Task prompt: Write the data out again exactly, dropping any images it holds.

Information shown:
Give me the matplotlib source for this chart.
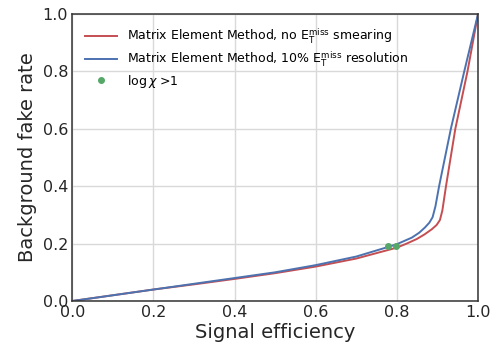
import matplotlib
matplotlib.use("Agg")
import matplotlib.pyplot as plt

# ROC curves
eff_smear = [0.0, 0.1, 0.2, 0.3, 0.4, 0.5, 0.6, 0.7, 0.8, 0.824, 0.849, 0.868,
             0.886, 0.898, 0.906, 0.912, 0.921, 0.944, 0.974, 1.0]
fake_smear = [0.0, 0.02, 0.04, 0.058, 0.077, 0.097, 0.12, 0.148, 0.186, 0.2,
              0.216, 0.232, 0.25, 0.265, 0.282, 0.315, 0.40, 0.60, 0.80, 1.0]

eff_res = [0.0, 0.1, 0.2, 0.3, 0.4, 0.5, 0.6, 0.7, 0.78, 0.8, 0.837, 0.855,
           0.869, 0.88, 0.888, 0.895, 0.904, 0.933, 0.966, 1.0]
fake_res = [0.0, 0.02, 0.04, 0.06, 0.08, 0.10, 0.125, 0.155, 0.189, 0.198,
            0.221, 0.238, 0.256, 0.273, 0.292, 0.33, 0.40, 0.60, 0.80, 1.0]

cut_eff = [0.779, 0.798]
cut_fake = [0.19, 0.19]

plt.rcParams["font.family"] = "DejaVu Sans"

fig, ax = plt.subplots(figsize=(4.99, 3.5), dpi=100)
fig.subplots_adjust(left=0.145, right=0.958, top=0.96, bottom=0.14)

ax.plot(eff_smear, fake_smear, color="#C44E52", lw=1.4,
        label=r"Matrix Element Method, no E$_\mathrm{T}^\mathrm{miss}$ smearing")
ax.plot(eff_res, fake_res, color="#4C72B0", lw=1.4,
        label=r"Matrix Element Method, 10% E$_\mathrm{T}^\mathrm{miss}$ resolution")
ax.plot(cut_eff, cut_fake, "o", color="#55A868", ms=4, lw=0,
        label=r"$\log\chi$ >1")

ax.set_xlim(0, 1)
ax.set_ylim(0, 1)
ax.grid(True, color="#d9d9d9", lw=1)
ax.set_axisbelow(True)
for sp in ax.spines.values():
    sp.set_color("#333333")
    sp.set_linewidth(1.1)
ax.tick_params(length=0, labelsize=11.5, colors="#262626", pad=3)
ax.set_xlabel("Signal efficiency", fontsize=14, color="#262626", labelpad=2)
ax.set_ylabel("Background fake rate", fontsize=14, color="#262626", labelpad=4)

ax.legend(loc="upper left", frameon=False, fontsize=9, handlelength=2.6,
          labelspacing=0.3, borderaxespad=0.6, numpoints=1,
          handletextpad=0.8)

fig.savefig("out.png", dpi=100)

Expected answer:
Give me the matplotlib source for this chart.
import matplotlib
matplotlib.use("Agg")
import matplotlib.pyplot as plt

# ROC curves
eff_smear = [0.0, 0.1, 0.2, 0.3, 0.4, 0.5, 0.6, 0.7, 0.8, 0.824, 0.849, 0.868,
             0.886, 0.898, 0.906, 0.912, 0.921, 0.944, 0.974, 1.0]
fake_smear = [0.0, 0.02, 0.04, 0.058, 0.077, 0.097, 0.12, 0.148, 0.186, 0.2,
              0.216, 0.232, 0.25, 0.265, 0.282, 0.315, 0.40, 0.60, 0.80, 1.0]

eff_res = [0.0, 0.1, 0.2, 0.3, 0.4, 0.5, 0.6, 0.7, 0.78, 0.8, 0.837, 0.855,
           0.869, 0.88, 0.888, 0.895, 0.904, 0.933, 0.966, 1.0]
fake_res = [0.0, 0.02, 0.04, 0.06, 0.08, 0.10, 0.125, 0.155, 0.189, 0.198,
            0.221, 0.238, 0.256, 0.273, 0.292, 0.33, 0.40, 0.60, 0.80, 1.0]

cut_eff = [0.779, 0.798]
cut_fake = [0.19, 0.19]

plt.rcParams["font.family"] = "DejaVu Sans"

fig, ax = plt.subplots(figsize=(4.99, 3.5), dpi=100)
fig.subplots_adjust(left=0.145, right=0.958, top=0.96, bottom=0.14)

ax.plot(eff_smear, fake_smear, color="#C44E52", lw=1.4,
        label=r"Matrix Element Method, no E$_\mathrm{T}^\mathrm{miss}$ smearing")
ax.plot(eff_res, fake_res, color="#4C72B0", lw=1.4,
        label=r"Matrix Element Method, 10% E$_\mathrm{T}^\mathrm{miss}$ resolution")
ax.plot(cut_eff, cut_fake, "o", color="#55A868", ms=4, lw=0,
        label=r"$\log\chi$ >1")

ax.set_xlim(0, 1)
ax.set_ylim(0, 1)
ax.grid(True, color="#d9d9d9", lw=1)
ax.set_axisbelow(True)
for sp in ax.spines.values():
    sp.set_color("#333333")
    sp.set_linewidth(1.1)
ax.tick_params(length=0, labelsize=11.5, colors="#262626", pad=3)
ax.set_xlabel("Signal efficiency", fontsize=14, color="#262626", labelpad=2)
ax.set_ylabel("Background fake rate", fontsize=14, color="#262626", labelpad=4)

ax.legend(loc="upper left", frameon=False, fontsize=9, handlelength=2.6,
          labelspacing=0.3, borderaxespad=0.6, numpoints=1,
          handletextpad=0.8)

fig.savefig("out.png", dpi=100)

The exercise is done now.